When the Springboks take the field against the Barbarians at Twickenham in London on Saturday it will be not quite 50 years since the most famous invitation team in the world defeated Avril Malan’s Springboks.
Tours were tours in those days and Malan’s side played 30 matches in Britain and Ireland, winning 28 and drawing one before conceding the traditional trophy, a Springbok head, after losing 6-0 to the Baabaas at the old Cardiff Arms Park.
Included in those 28 wins were victories against the four home unions and, following Peter de Villiers’s team’s 21-17 defeat against Scotland on the current tour, that remains the last time the Springboks achieved a Grand Slam.
There has been talk for a decade or more about the Barbarians being an anachronism in the modern game. The sheer volume of rugby being played these days leaves precious little space for “fun” and this week’s fixture falls outside the International Rugby Board’s window. That means that instead of being a gathering of the best British and Irish players, it is an amalgam of southern hemisphere stars.
Nonetheless, the Baabaas team that won on February 4 1961 will mark the occasion with a lunch at Twickenham on Saturday. Rugby Union did not use replacements in those days, so there were only 15 names to conjure with. Of those, loosehead prop Gordon Wood, the father of Ireland and British Lions star Keith, has died, while illness has robbed the gathering of three legendary names: Syd Millar and Tony O’Reilly of Ireland and Richard Sharp of England.
Derek Morgan will be there, however, the scorer of one of the two (three point) tries on the day. At 75, he remains active in the game and was president of the Rugby Football Union in 2002/03.
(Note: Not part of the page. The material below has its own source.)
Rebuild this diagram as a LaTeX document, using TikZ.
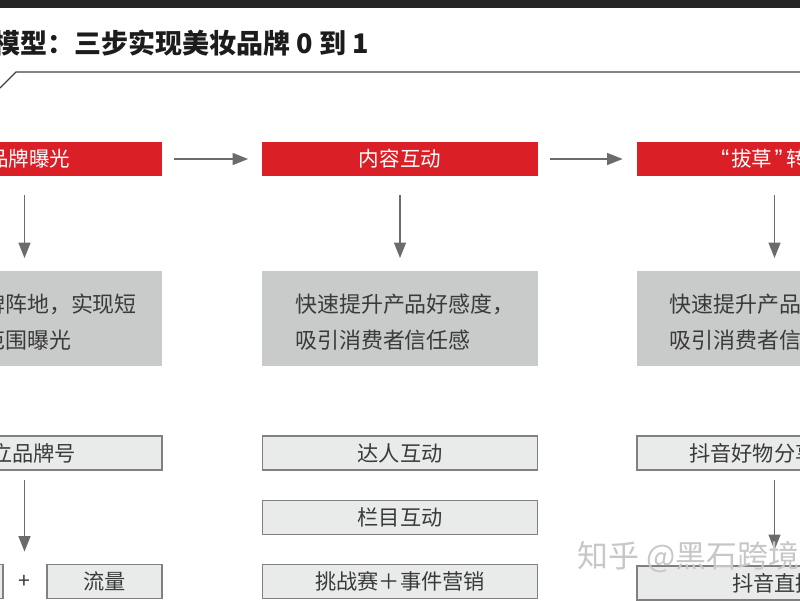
\documentclass[tikz,border=0pt]{standalone}
\usepackage{fontspec}
\usetikzlibrary{arrows.meta}
\newfontfamily\cjk{Noto Sans CJK SC}
\newfontfamily\quotefont{Liberation Sans}
\definecolor{barred}{RGB}{219,31,38}
\definecolor{goalgray}{RGB}{201,202,202}
\definecolor{taglight}{RGB}{233,234,234}
\definecolor{tagedge}{RGB}{128,128,128}
\definecolor{textdark}{RGB}{58,58,58}
\definecolor{titleink}{RGB}{28,28,28}
\tikzset{
  redbar/.style={fill=barred, minimum width=6.875cm, minimum height=0.85cm, inner sep=0pt},
  goalbox/.style={fill=goalgray, minimum width=6.875cm, minimum height=2.375cm, inner sep=0pt},
  tagbox/.style={fill=taglight, draw=tagedge, line width=0.8pt, minimum width=6.875cm, minimum height=0.85cm, inner sep=0pt},
  barlabel/.style={text=white, inner sep=0pt, font=\cjk\fontsize{14.6}{16}\selectfont},
  goallabel/.style={text=textdark, align=left, inner sep=0pt, font=\cjk\fontsize{15.6}{25.6}\selectfont},
  taglabel/.style={text=textdark, inner sep=0pt, font=\cjk\fontsize{15.1}{17}\selectfont},
  flow/.style={draw=black!58, line width=1pt, -{Triangle[length=11pt,width=8.5pt]}},
}

\begin{document}
\begin{tikzpicture}[x=0.025cm, y=-0.025cm]
		%%%%% START %%%%%
		\useasboundingbox (0,0) rectangle (800,600);
		\clip (0,0) rectangle (800,600);
		
		\fill[black!85] (0,0) rectangle (800,8);
		\node[anchor=west, inner sep=0pt, text=titleink, font=\cjk\bfseries\fontsize{19.2}{22}\selectfont] (title) at (-7,43) {模型：三步实现美妆品牌 0 到 1};
		\draw[line width=0.9pt, color=black!75] (0,88) -- (16,72) -- (800,72);
		
		% red step bars
		\node[redbar] (expo) at (24.5,159) {};
		\node[redbar] (inter) at (400,159) {};
		\node[redbar] (conv) at (774.5,159) {};
		\node[barlabel, anchor=west] (expoText) at (-12,159) {品牌曝光};
		\node[barlabel] (interText) at (400,159) {内容互动};
		\node[barlabel, anchor=west] (convText) at (721,159) {{\quotefont\fontsize{17}{18}\selectfont“}\hspace{1.5pt}拔草\hspace{1.5pt}{\quotefont\fontsize{17}{18}\selectfont”}\hspace{3pt}转};
		
		\draw[flow, shorten <=8.5pt, shorten >=10pt] (expo.east) -- (inter.west);
		\draw[flow, shorten <=8.5pt, shorten >=10pt] (inter.east) -- (conv.west);
		
		% goal boxes
		\node[goalbox] (expoGoal) at (24.5,318.5) {};
		\node[goalbox] (interGoal) at (400,318.5) {};
		\node[goalbox] (convGoal) at (774.5,318.5) {};
		\node[goallabel, anchor=west] (expoGoalText) at (-17,322) {牌阵地，实现短\\范围曝光};
		\node[goallabel, anchor=west] (interGoalText) at (295,322) {快速提升产品好感度，\\吸引消费者信任感};
		\node[goallabel, anchor=west] (convGoalText) at (669.5,322) {快速提升产品\\吸引消费者信};
		
		\draw[flow, shorten <=13.5pt, shorten >=9pt] (expo.south) -- (expoGoal.north);
		\draw[flow, shorten <=13.5pt, shorten >=9pt] (inter.south) -- (interGoal.north);
		\draw[flow, shorten <=13.5pt, shorten >=9pt] (conv.south) -- (convGoal.north);
		
		% tag boxes
		\node[tagbox] (brandAcc) at (24.5,453) {};
		\node[taglabel, anchor=west] (brandAccText) at (-9,453) {立品牌号};
		\node[tagbox, minimum width=2.875cm] (leftTag) at (-54.5,581.5) {};
		\node[taglabel, minimum height=0.85cm] (plus) at (24.5,581.5) {+};
		\node[tagbox, minimum width=2.875cm, taglabel] (traffic) at (104.5,581.5) {流量};
		
		\node[tagbox, taglabel] (talent) at (400,453) {达人互动};
		\node[tagbox, taglabel] (column) at (400,517.5) {栏目互动};
		\node[tagbox, taglabel] (challenge) at (400,581.5) {挑战赛＋事件营销};
		
		\node[tagbox] (share) at (774.5,453) {};
		\node[taglabel, anchor=west] (shareText) at (689,453) {抖音好物分享};
		\node[tagbox, taglabel] (live) at (774.5,583) {抖音直播};
		
		\draw[flow, shorten <=7pt, shorten >=9pt] (brandAcc.south) -- (plus.north);
		\draw[flow, shorten <=7pt, shorten >=11pt] (share.south) -- (live.north);
		
		\node[anchor=west, inner sep=0pt, text=black!22, font=\cjk\fontsize{22}{24}\selectfont] (mark) at (577,557) {知乎 @黑石跨境};
		
		%%%%% END %%%%%
	\end{tikzpicture}
\end{document}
He told the Mail & Guardian: “I played three times against the Springboks on that tour. I captained North East Counties against them in Newcastle on New Year’s Eve and a week later, I played for England at Twickenham. We lost 17-3 in Newcastle, but a funny thing happened in the clubhouse after the game.
“The Springbok manager, Ferdie Bergh, was trying to get amorous with one of the barmaids and she didn’t like it. She complained to one of the local farmers and when Ferdie wouldn’t stop, this fellow tapped him on the shoulder and decked him. When asked why the manager was sporting a large black eye, the press were told that he had walked into a door!”
Powerful forwards
The Boks beat England 5-0 the following week and, much as was the case last week, the immense power of the South African forwards carried the day. Seventy years of Barbarian tradition suggested that the final match of the tour would be a spectacle of running rugby, but Morgan, and a few others who had played against Malan’s side, had other ideas.
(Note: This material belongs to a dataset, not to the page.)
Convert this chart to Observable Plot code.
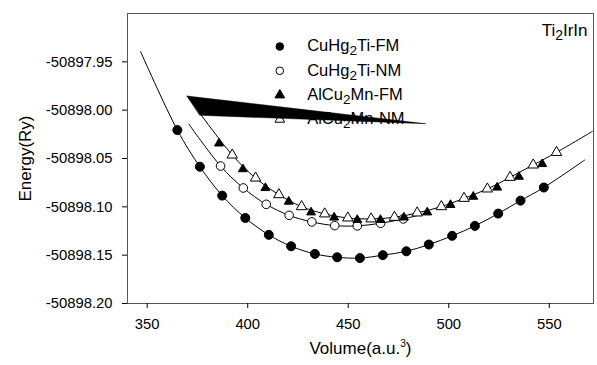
<!DOCTYPE html>
<html><head><meta charset="utf-8">
<script src="https://cdn.jsdelivr.net/npm/d3@7"></script>
<script src="https://cdn.jsdelivr.net/npm/@observablehq/plot@0.6"></script>
<style>body{margin:0;background:#fff}</style>
</head><body><div id="chart"></div>
<script>
// ---- data ----
const xTicks = [350, 400, 450, 500, 550];
const yTicks = [-50897.95, -50898.00, -50898.05, -50898.10, -50898.15, -50898.20];

// CuHg2Ti-FM (filled circles)
const cuFmVol = [365, 376.2, 387.3, 398.8, 410.5, 421.6, 433.4, 444.5, 455.8, 467.2, 478.9, 490.1, 501.7, 513, 524.6, 535.7, 547.3];
const cuFmE = [-50898.0206, -50898.0585, -50898.0884, -50898.1115, -50898.129, -50898.1408, -50898.1487, -50898.1522, -50898.153, -50898.150, -50898.146, -50898.139, -50898.130, -50898.1197, -50898.107, -50898.0936, -50898.080];
const cuFmFitVol = [346.7, 567.6];
const cuFmFitE = [-50897.9394, -50898.0516];

// CuHg2Ti-NM (open circles)
const cuNmVol = [386.5, 397.8, 409.2, 420.6, 431.9, 443.3, 454.5, 466.1, 477.4];
const cuNmE = [-50898.0578, -50898.0805, -50898.0974, -50898.1088, -50898.1156, -50898.1194, -50898.1197, -50898.117, -50898.1125];
const cuNmFitVol = [370.7, 490];
const cuNmFitE = [-50898.0144, -50898.1060];

// AlCu2Mn-FM (filled triangles)
const alFmVol = [385.7, 397.6, 408.8, 420.4, 431.5, 443, 454.5, 466, 477.7, 489.3, 500.9, 512.2, 524.1, 534.9, 546.5];
const alFmE = [-50898.0344, -50898.061, -50898.0805, -50898.0946, -50898.1057, -50898.111, -50898.1135, -50898.1135, -50898.111, -50898.1057, -50898.098, -50898.0895, -50898.080, -50898.0688, -50898.0557];

// AlCu2Mn-NM (open triangles)
const alNmVol = [392.3, 403.9, 415.5, 426.8, 438.3, 449.8, 461.4, 473, 484.3, 496.3, 507.6, 519.2, 530.5, 542, 553.6];
const alNmE = [-50898.0464, -50898.0702, -50898.0874, -50898.0998, -50898.1073, -50898.1115, -50898.1125, -50898.1108, -50898.1063, -50898.0998, -50898.0912, -50898.0815, -50898.0695, -50898.0567, -50898.0437];
const alFitVol = [369.9, 571.4];
const alFitE = [-50897.9854, -50898.022];

// black wedge artefact seen in the reference
const wedgeVol = [369.9, 488.5, 376.2];
const wedgeE = [-50897.9854, -50898.014, -50898.0053];

const legendLabels = ["CuHg_2Ti-FM", "CuHg_2Ti-NM", "AlCu_2Mn-FM", "AlCu_2Mn-NM"];
const legendSymbols = ["circle", "circle", "triangle", "triangle"];
const legendFills = ["black", "white", "black", "white"];

// ---- build tables ----
const pts = (v, e) => v.map((x, i) => ({v: x, e: e[i]}));
const fitLine = (fv, fe, v, e) => [{v: fv[0], e: fe[0]}, ...pts(v, e), {v: fv[1], e: fe[1]}];

const cuFm = pts(cuFmVol, cuFmE);
const cuNm = pts(cuNmVol, cuNmE);
const alFm = pts(alFmVol, alFmE);
const alNm = pts(alNmVol, alNmE);
const cuFmLine = fitLine(cuFmFitVol, cuFmFitE, cuFmVol, cuFmE);
const cuNmLine = fitLine(cuNmFitVol, cuNmFitE, cuNmVol, cuNmE);
const alLine = fitLine(alFitVol, alFitE, alNmVol, alNmE);
const wedge = pts(wedgeVol, wedgeE);

const legendMarks = [];
legendLabels.forEach((lab, i) => {
  legendMarks.push(Plot.dot([0], {frameAnchor: "top-left", dx: 152.3, dy: 33 + 24.3 * i,
    symbol: legendSymbols[i], fill: legendFills[i], stroke: "black", strokeWidth: 1, r: legendSymbols[i] === "circle" ? 3.8 : 3.6}));
  legendMarks.push(Plot.text([lab], {frameAnchor: "top-left", dx: 179.7, dy: 32.5 + 24.3 * i,
    textAnchor: "start", lineAnchor: "middle", fontSize: 16.5, fill: "black"}));
});

const chart = Plot.plot({
  width: 597, height: 365,
  marginLeft: 127, marginRight: 4, marginTop: 13, marginBottom: 62,
  style: {fontFamily: "'Liberation Sans', Arial, sans-serif", fontSize: "14.8px", color: "black", background: "white"},
  x: {domain: [340.2, 572]},
  y: {domain: [-50898.20, -50897.90]},
  marks: [
    Plot.frame({stroke: "#555", strokeWidth: 1}),
    Plot.axisX({ticks: xTicks, tickSize: 5, tickPadding: 10, fontSize: 14.8, label: null, tickFormat: d => String(d)}),
    Plot.axisY({ticks: yTicks, tickSize: 5, tickPadding: 10, fontSize: 14.8, label: null, tickFormat: d => d.toFixed(2)}),
    Plot.line(cuFmLine, {x: "v", y: "e", curve: "catmull-rom", stroke: "black", strokeWidth: 1}),
    Plot.line(cuNmLine, {x: "v", y: "e", curve: "catmull-rom", stroke: "black", strokeWidth: 1}),
    Plot.line(alLine, {x: "v", y: "e", curve: "catmull-rom", stroke: "black", strokeWidth: 1}),
    Plot.dot(cuFm, {x: "v", y: "e", symbol: "circle", r: 4.5, fill: "black", stroke: "black", strokeWidth: 1}),
    Plot.dot(cuNm, {x: "v", y: "e", symbol: "circle", r: 4.3, fill: "white", stroke: "black", strokeWidth: 1}),
    Plot.dot(alFm, {x: "v", y: "e", symbol: "triangle", r: 3.3, fill: "black", stroke: "black", strokeWidth: 1}),
    Plot.dot(alNm, {x: "v", y: "e", symbol: "triangle", r: 3.9, fill: "white", stroke: "black", strokeWidth: 1}),
    ...legendMarks,
    Plot.line(wedge, {x: "v", y: "e", fill: "black", stroke: "black", strokeWidth: 0.5, curve: "linear-closed"}),
    Plot.text(["Energy(Ry)"], {frameAnchor: "left", dx: -102, rotate: -90, textAnchor: "middle", lineAnchor: "middle", fontSize: 17, fill: "black"}),
    Plot.text(["Volume(a.u.^3)"], {frameAnchor: "bottom", dy: 45, textAnchor: "middle", lineAnchor: "middle", fontSize: 17, fill: "black"}),
    Plot.text(["Ti_2IrIn"], {frameAnchor: "top-right", dx: -6, dy: 17, textAnchor: "end", lineAnchor: "middle", fontSize: 17, fill: "black"})
  ]
});

// subscripts / superscripts
const ns = "http://www.w3.org/2000/svg";
chart.querySelectorAll("text").forEach(t => {
  const s = t.textContent;
  let mark = null, shift = 0, size = "0.82em";
  if (s.includes("_2")) { mark = "_2"; shift = 4; }
  else if (s.includes("^3")) { mark = "^3"; shift = -7; size = "0.6em"; }
  if (!mark) return;
  const [a, b] = s.split(mark);
  t.textContent = "";
  const t1 = document.createElementNS(ns, "tspan"); t1.textContent = a;
  const t2 = document.createElementNS(ns, "tspan"); t2.textContent = mark.slice(1);
  t2.setAttribute("dy", String(shift)); t2.setAttribute("font-size", size);
  const t3 = document.createElementNS(ns, "tspan"); t3.textContent = b; t3.setAttribute("dy", String(-shift));
  t.append(t1, t2, t3);
});

document.getElementById("chart").append(chart);
</script>
</body></html>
They were helped by the 11th-hour withdrawal of Irish scrumhalf Andy Mulligan who had gone down with flu. “He would have thrown the ball about and we would have lost,” said Morgan. Just to emphasise that the past is a different country, the Baabaas were having lunch on the day of the game when Mulligan withdrew. Morgan takes up the story: “The replacement scrumhalf was Billy Watkins from Newport and he had just stuffed himself with a steak dinner. I only had a bowl of soup. I told him he was playing and he protested, so I took him to the toilet and stuck my fingers down his throat. I said, you just keep us going forward, and he did. Richard Sharp at flyhalf didn’t see much of the ball that day.”
AC Parker’s book, The Springboks: 1891-1970, describes the game thus. “The Barbarians … fully deserved their 6-0 triumph through two first-half tries scored by Derek Morgan and Haydn Morgan, the first from a rash tap-back by Piet van Zyl which resulted in Piet Uys kicking up against Derek Morgan. The three Baabaas loose forwards, the two Morgans and Gerry Culliton, had a major share in this upset victory and Haydn Mainwaring was great at fullback.”
Looking back like a good back-rower, Morgan gives the credit to the all-Irish front row of Wood, Ronnie Dawson and Millar: “The Springboks did not have weakness anywhere in the pack, but their front row was great. The Baabaas front row matched them and that gave us the freedom to play our game in the back row.”
Did they party after the game? Did they, hell! “We were too knackered! We sat in the bar and had a few quiet pints. We just didn’t have the energy.”